## BEGIN GIVEN INFORMATION
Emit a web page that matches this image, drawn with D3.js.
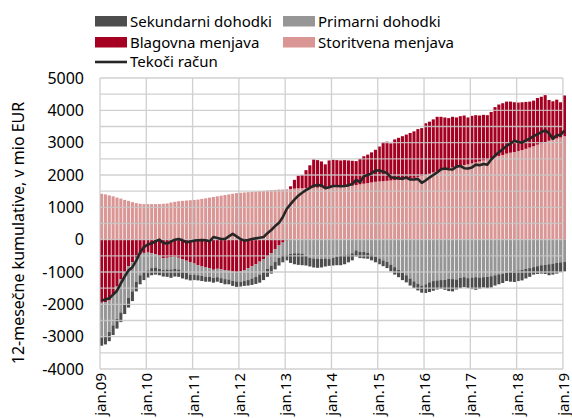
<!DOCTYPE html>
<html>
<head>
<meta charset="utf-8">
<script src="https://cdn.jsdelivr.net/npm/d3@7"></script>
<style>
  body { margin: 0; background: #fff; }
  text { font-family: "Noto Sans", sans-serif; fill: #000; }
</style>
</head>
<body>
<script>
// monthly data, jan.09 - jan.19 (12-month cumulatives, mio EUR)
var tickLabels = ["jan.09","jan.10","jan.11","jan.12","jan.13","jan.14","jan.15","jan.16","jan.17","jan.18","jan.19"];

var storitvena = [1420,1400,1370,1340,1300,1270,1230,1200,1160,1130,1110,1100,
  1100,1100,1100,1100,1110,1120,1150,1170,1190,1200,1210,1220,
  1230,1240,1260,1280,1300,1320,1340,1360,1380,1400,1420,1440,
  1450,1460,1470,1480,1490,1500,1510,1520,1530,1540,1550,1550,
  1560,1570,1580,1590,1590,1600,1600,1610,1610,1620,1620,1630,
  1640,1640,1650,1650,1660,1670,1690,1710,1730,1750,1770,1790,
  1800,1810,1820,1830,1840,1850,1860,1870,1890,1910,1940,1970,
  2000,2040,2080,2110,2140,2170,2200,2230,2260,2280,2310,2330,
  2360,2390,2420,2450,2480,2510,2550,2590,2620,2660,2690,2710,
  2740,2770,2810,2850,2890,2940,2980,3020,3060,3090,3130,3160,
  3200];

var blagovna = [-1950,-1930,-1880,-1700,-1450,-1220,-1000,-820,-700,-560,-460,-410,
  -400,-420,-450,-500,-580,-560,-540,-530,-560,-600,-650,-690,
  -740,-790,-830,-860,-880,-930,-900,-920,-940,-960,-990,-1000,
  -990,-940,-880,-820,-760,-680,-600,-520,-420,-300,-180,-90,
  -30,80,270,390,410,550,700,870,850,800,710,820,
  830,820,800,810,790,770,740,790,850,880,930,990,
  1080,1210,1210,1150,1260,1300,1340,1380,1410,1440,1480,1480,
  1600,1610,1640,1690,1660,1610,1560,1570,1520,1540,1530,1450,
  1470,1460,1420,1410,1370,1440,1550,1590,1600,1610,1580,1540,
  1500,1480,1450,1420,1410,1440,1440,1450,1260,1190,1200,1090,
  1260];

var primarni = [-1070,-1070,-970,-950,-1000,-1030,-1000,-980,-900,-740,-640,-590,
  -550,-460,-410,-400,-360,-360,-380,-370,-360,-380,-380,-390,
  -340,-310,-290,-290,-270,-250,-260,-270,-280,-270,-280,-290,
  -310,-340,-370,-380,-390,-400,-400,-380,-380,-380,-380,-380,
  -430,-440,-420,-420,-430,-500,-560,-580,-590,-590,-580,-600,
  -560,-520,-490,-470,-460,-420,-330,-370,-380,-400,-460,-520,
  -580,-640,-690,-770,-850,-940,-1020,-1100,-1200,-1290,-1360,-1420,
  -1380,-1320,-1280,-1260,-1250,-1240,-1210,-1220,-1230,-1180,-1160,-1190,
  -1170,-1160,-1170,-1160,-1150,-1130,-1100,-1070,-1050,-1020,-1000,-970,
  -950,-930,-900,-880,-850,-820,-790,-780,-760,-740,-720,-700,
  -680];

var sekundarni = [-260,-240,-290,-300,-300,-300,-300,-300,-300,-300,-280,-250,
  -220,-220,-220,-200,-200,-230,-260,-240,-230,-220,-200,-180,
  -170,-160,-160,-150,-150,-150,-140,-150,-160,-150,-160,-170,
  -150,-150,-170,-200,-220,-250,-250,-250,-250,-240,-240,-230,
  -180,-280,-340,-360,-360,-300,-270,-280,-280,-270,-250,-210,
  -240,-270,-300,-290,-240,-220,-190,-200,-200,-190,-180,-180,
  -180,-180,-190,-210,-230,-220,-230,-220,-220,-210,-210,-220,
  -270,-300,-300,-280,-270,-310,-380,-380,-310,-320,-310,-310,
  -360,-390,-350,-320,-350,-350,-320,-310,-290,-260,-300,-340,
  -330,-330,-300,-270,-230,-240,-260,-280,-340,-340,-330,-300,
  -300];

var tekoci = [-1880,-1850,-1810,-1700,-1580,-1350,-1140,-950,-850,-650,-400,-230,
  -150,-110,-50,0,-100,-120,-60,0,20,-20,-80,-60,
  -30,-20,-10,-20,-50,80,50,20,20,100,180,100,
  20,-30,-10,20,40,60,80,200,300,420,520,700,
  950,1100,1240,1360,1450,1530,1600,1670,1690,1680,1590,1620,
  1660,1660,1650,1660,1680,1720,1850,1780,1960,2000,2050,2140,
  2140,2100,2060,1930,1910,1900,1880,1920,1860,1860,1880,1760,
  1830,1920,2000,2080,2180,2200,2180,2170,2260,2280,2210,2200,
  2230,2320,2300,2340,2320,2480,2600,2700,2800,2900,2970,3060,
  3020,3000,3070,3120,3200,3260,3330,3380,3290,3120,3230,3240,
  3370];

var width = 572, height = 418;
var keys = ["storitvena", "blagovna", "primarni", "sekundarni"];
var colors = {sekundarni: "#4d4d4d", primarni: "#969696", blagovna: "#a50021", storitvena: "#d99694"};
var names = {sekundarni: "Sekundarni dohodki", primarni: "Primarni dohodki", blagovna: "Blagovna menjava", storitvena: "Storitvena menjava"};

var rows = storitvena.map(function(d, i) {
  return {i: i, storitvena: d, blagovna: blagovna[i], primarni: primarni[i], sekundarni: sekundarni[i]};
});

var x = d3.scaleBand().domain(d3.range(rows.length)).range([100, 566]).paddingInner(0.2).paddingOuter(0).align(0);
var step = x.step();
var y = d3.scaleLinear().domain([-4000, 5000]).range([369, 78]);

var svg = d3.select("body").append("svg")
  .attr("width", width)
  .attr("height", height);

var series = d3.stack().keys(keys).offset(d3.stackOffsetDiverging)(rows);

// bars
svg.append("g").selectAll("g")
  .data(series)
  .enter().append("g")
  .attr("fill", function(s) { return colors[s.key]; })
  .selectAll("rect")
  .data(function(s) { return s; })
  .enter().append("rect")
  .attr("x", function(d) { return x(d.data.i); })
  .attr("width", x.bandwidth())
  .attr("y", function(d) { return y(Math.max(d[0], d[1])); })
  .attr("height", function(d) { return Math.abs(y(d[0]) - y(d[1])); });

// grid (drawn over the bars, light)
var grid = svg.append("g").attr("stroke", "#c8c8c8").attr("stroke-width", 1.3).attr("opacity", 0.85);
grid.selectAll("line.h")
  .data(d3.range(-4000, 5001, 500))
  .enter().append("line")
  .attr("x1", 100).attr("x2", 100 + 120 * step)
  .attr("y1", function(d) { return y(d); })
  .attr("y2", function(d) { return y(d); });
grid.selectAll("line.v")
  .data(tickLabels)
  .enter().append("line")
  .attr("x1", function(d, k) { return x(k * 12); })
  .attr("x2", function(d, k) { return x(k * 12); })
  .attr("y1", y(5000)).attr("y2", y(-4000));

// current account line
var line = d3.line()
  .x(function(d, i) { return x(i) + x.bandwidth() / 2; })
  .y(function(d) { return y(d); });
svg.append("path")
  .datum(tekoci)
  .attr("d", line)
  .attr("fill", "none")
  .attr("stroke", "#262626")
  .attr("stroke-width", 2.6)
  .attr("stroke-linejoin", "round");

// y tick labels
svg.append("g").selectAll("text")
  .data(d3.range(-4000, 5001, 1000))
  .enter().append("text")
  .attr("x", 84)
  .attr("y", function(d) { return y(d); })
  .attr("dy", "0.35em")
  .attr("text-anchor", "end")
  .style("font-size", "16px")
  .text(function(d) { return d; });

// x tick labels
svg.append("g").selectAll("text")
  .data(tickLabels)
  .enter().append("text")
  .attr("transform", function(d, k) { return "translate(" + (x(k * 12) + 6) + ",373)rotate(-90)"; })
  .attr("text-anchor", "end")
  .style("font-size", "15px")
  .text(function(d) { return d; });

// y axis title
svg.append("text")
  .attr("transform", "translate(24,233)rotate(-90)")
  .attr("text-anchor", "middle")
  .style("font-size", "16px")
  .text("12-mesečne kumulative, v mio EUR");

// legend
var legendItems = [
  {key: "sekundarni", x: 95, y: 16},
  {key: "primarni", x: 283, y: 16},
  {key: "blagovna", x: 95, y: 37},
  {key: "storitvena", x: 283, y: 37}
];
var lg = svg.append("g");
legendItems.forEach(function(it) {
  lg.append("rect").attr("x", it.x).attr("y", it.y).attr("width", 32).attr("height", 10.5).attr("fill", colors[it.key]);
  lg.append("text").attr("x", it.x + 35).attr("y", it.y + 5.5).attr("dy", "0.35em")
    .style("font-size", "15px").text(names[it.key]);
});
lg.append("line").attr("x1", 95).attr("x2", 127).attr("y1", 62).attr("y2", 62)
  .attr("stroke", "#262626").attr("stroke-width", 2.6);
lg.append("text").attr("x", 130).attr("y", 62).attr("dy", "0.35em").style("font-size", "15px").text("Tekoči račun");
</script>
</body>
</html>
## END GIVEN INFORMATION
## DIRECTIVE:
Filter the listing above by the word "drawn"; copy each line that passes.

## SOLVED PROBLEM:
Emit a web page that matches this image, drawn with D3.js.
// grid (drawn over the bars, light)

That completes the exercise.